The Unified API Approach

A unified API layer connects to all target payroll systems through a single normalized interface. The HR Tech platform builds once and supports every payroll system the layer covers, without managing separate connectors, separate authentication flows, or separate error handling per vendor.

Bindbee is built for this use case. Its unified API covers 60+ HRIS and payroll systems — including Gusto, ADP, Rippling, Paylocity, Workday, and BambooHR — behind a single normalized endpoint. For payroll systems that don't expose write-capable APIs, Bindbee's SFTP-to-API bridge handles the gap, accepting file-based payroll data and normalizing it into the same unified model.

Bindbee unified API dashboard connecting multiple HRIS and payroll systems through single integration

The results are measurable. Newfront reduced integration deployment time from 8–12 weeks to 48 hours using this approach, cutting engineering time on integration development by 90%. Bindbee's published benchmarks show that connecting via its unified API takes under one day, versus 4–8 weeks for a native direct integration — with zero ongoing maintenance versus indefinite upkeep.


Conclusion

Payroll-onboarding integration closes the data gap between when an employee is hired and when they are paid. When built correctly, it means the payroll system receives everything it needs — correctly formatted, before cutoff — without anyone manually intervening to process that first paycheck accurately.

The catch for HR Tech builders: failure modes rarely surface in the onboarding UI. They appear in wrong paychecks, missed deductions, and tax corrections. And for platforms supporting multiple employer clients across different payroll vendors, the architecture decision matters from the start: native connectors built per system become a maintenance liability at scale. A unified API approach eliminates that compounding burden and makes adding new employer payroll environments a configuration step rather than an engineering project. If you're designing this architecture now, that distinction — configuration vs. engineering — is the one worth getting right before you scale.

Frequently Asked Questions

What is the payroll onboarding process?

The payroll onboarding process is the sequence of steps that collects and transfers a new hire's employment, tax, banking, and benefits data into the payroll system before the first pay cycle. The goal: employees paid correctly from day one, with no manual re-entry of data between systems.

What data must transfer from onboarding to payroll for a new hire?

The core fields are legal name and personal identifiers, employment type and pay rate, start date, federal W-4 and applicable state tax withholding elections, direct deposit routing and account numbers, and benefits deduction instructions from enrollment selections. Missing any of these creates downstream payroll errors.

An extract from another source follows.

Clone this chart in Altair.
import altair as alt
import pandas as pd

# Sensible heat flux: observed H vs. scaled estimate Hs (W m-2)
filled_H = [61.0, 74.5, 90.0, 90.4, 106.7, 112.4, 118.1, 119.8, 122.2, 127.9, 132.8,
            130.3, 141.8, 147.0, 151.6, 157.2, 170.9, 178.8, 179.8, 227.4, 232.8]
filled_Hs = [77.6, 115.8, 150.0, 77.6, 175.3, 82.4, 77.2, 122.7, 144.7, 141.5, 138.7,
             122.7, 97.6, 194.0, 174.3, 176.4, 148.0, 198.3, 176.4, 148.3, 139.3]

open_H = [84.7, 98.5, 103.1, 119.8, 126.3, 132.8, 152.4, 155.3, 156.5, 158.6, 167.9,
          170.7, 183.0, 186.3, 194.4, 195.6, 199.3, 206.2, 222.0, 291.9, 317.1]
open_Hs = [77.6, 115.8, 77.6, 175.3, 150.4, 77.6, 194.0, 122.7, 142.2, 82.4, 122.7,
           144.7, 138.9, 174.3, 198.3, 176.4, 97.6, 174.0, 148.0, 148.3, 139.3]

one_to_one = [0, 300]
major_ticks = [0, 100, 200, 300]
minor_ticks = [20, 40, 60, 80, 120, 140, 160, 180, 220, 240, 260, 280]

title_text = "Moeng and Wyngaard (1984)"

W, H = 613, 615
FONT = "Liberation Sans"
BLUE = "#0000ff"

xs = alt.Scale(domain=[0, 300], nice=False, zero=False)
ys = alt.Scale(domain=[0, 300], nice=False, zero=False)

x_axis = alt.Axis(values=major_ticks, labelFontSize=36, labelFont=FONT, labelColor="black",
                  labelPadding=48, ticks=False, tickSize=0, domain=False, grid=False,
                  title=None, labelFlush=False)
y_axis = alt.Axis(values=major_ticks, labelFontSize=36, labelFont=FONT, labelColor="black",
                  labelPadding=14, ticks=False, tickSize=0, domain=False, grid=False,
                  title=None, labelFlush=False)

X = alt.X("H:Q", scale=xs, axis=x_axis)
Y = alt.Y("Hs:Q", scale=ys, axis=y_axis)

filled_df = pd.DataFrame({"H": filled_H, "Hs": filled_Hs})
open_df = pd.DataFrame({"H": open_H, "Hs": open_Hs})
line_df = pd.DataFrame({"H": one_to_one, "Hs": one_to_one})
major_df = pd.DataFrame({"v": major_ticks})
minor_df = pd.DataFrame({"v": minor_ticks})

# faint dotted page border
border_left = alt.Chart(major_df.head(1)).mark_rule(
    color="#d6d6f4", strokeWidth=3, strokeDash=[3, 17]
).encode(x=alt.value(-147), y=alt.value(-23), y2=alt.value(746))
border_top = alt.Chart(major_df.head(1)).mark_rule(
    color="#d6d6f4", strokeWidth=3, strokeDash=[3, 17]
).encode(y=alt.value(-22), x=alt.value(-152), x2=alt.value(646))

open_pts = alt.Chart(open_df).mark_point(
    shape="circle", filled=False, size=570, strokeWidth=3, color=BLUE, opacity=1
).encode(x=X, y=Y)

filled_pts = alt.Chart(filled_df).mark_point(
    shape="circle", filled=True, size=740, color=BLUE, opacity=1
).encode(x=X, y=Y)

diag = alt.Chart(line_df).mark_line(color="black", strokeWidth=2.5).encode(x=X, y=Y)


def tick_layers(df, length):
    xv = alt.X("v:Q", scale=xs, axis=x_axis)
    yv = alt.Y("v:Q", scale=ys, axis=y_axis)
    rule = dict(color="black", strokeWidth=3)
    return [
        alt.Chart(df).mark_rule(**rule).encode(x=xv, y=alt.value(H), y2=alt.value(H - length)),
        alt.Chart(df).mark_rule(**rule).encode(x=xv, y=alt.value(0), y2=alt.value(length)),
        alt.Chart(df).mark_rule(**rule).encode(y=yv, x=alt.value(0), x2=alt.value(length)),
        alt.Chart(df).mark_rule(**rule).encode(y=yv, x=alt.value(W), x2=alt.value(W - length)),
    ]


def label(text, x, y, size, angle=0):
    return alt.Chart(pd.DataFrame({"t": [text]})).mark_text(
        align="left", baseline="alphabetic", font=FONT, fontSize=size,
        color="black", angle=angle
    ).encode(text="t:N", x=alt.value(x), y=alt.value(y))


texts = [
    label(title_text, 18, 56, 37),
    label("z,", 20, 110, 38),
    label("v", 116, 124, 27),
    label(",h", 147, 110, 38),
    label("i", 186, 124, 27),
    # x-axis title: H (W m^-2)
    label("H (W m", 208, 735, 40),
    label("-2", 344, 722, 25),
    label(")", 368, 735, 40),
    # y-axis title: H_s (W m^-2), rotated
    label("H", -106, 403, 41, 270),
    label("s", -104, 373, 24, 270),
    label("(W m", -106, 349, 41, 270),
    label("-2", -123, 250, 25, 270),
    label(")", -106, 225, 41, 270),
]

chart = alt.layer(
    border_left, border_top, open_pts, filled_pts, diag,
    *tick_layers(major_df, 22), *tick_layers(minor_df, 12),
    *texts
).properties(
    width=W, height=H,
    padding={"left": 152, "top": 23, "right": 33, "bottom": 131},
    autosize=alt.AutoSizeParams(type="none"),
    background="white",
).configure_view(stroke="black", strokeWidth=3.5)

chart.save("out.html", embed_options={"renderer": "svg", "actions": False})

What happens if onboarding and payroll systems are not integrated?

Without integration, HR teams must manually re-enter new hire data into the payroll system — a process that introduces errors and delays. If tax elections aren't entered before the first payroll run, the employee may be withheld incorrectly, creating a compliance issue that requires a correction and potentially triggers IRS penalties.

How does benefits enrollment connect to payroll deductions?

Benefits elections made during onboarding must be translated into deduction instructions and pushed to the payroll system before the first pay cycle, either via a direct API write-back or a deduction file from the benefits administrator. Any lag between enrollment and deduction setup means the first paycheck won't reflect the employee's coverage elections.

What are the 5 C's of employee onboarding?

The 5 C's are typically Compliance, Clarification, Culture, Connection, and Check-in (frameworks vary by source). Payroll integration primarily supports the Compliance dimension, ensuring tax, banking, and benefits data is correctly captured and transferred to the payroll system.

What software is used for onboarding?

Common onboarding platforms include BambooHR, Rippling, Gusto, Workday, Paycor, Paylocity, and UKG. The key evaluation criterion in an HR Tech context is how reliably and quickly the platform pushes new hire data to the payroll system — either natively or through an integration layer like Bindbee.